Hasse principle for the Chow groups on quadric fibrations
Kazuki Sato
TL;DR
The paper addresses the injectivity of the global-to-local map for the relative Chow group of zero-cycles on quadric fibrations over curves over number fields, focusing on dimensions 2 and 3 with the generic fiber defined over the base field. It introduces the delta map $\delta$ linking $\mathrm{CH}_0(X/C)$ to norm-related groups $k(C)^*/(k^*N_q(k(C)))$, and shows that $\delta$ becomes an isomorphism under admissibility, enabling a norm-based reformulation of injectivity. The main result proves that the global-to-local map $\Phi$ is injective under these hypotheses by reducing to a local-global problem for norm groups, employing a decomposition $q=\langle 1,a,b,abd\rangle$ and the field $L=k(\sqrt d)$, together with $I^3$-injectivity over function fields.
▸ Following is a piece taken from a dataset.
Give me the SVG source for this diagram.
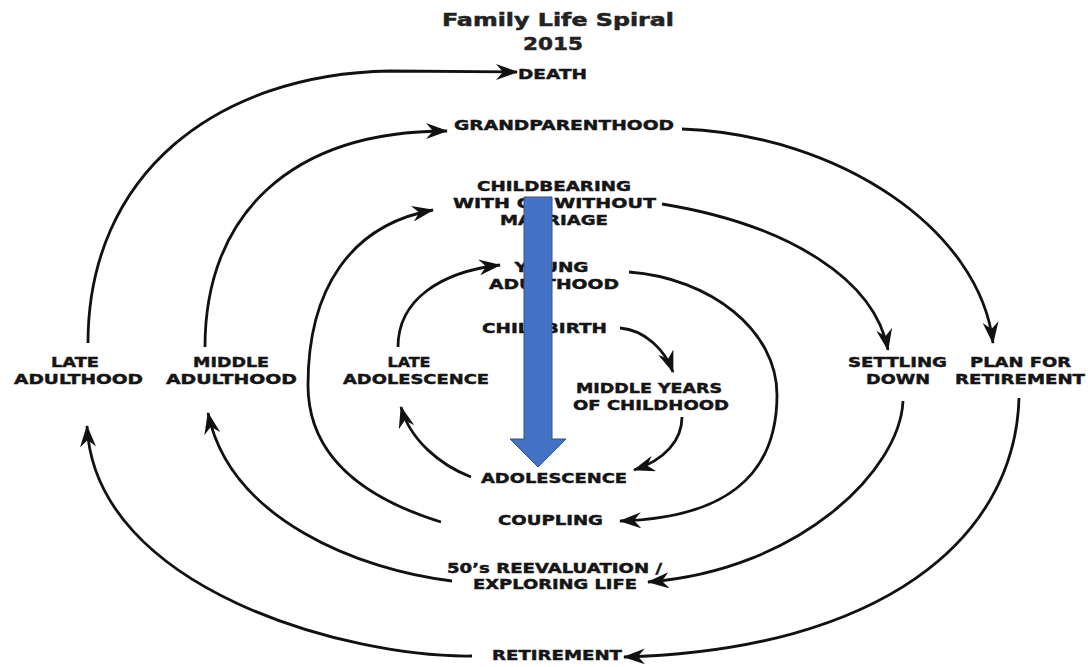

The work also discusses the limitation of restricted real-place injectivity for low-rank cases and clarifies the necessity of the generic-fiber defined-over-$k$ condition, contributing to a Hasse-principle understanding for zero-cycles on quadric fibrations.
Abstract
We give a sufficient condition for the injectivity of the global-to-local map of the relative Chow group of zero-cycles on a quadric fibration of dimension 2 or 3 defined over a number field.